READ MORE: Type of Provider Data Presented Influences Patient Volume, Choice

MAOs are publishing inaccurate online provider directories because of a general lack of internal auditing and testing of directory accuracy, CMS explained.

“Instead, MAOs placed full faith in credentialing services and vendor support, and even in provider responses,” the report stated. “Based on plans’ responses, these practices, while typical, have not been found to be a reliable means of ensuring directory accuracy. Moreover, if MAOs had implemented routine oversight of their processes for data validation, errors in the provider directory would have become apparent.”

MAOs should develop a proactive data verification strategy rather than rely on vendors or providers to update information.

“MAOs must proactively reach out to providers for updated information on a routine basis. They should actively use the data available to them, such as claims, to identify any provider inactivity that could prompt further investigation,” CMS advised.

Collecting data on the group, rather than the provider, level may also be creating provider directory accuracy issues, CMS reported. Group practices often list a provider at a location because the group has an office there, but the specific provider may not or rarely see patients at that location.

READ MORE: Payer Collaboration Key to Value-Based Reimbursement Strategy

Creating a centralized repository for provider data may improve Medicare Advantage provider directory accuracy, CMS suggested in the report.

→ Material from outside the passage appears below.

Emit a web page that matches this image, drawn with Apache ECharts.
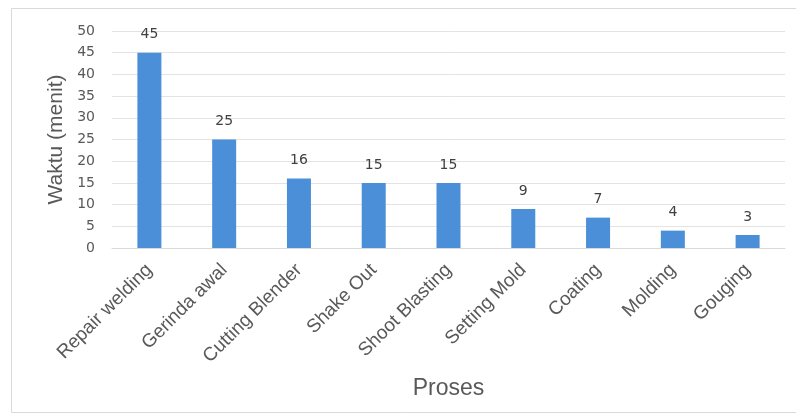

“Through the insight gained from our reviews, it has become clear that a centralized repository for provider data is a key component missing from the accurate provider directory equation,” the agency elaborated. “CMS is currently looking at the provider data the agency collects to determine how it may be used to foster a collaborative industry approach to achieving a centralized location for provider data.”

A centralized repository, however, will require provider data standardization, which is not currently widespread in the healthcare industry. In fact, few authoritative data sources and provider data standards exist, the Provider Data Action Alliance recently reported.

“Variations in the format, exchange, content and understanding of the uses of provider data represent an unnecessary cost to the healthcare system and an obstacle for patients and other users of data who need access to reliable provider information,” the group convened by CAQH wrote. “As a result, provider data is communicated inefficiently, causing attrition during transmission and encouraging data users to source data directly rather than decipher inconsistent datasets that have been sourced by others.”

With standardized provider data, the industry can collaborate to create a centralized authoritative database, the group stated. Key functions of the database would be to aggregate sources of truth for provider data elements, implement best practices for provider data accuracy, and offer a portal into the dataset for data producers to update information.

While a centralized database is high on the wish list of many industry leaders, including CMS, the federal agency stressed that the creation of a repository will take time and effort and it should not push short-term solutions down on the priority list.

“We encourage MAOs to look for more near-term solutions to improving directory accuracy, such as performing self-audits of directory data, working with group practices to ensure that providers are only listed at locations where they accept appointments, and developing better internal processes for members to report directory errors,” the report concluded.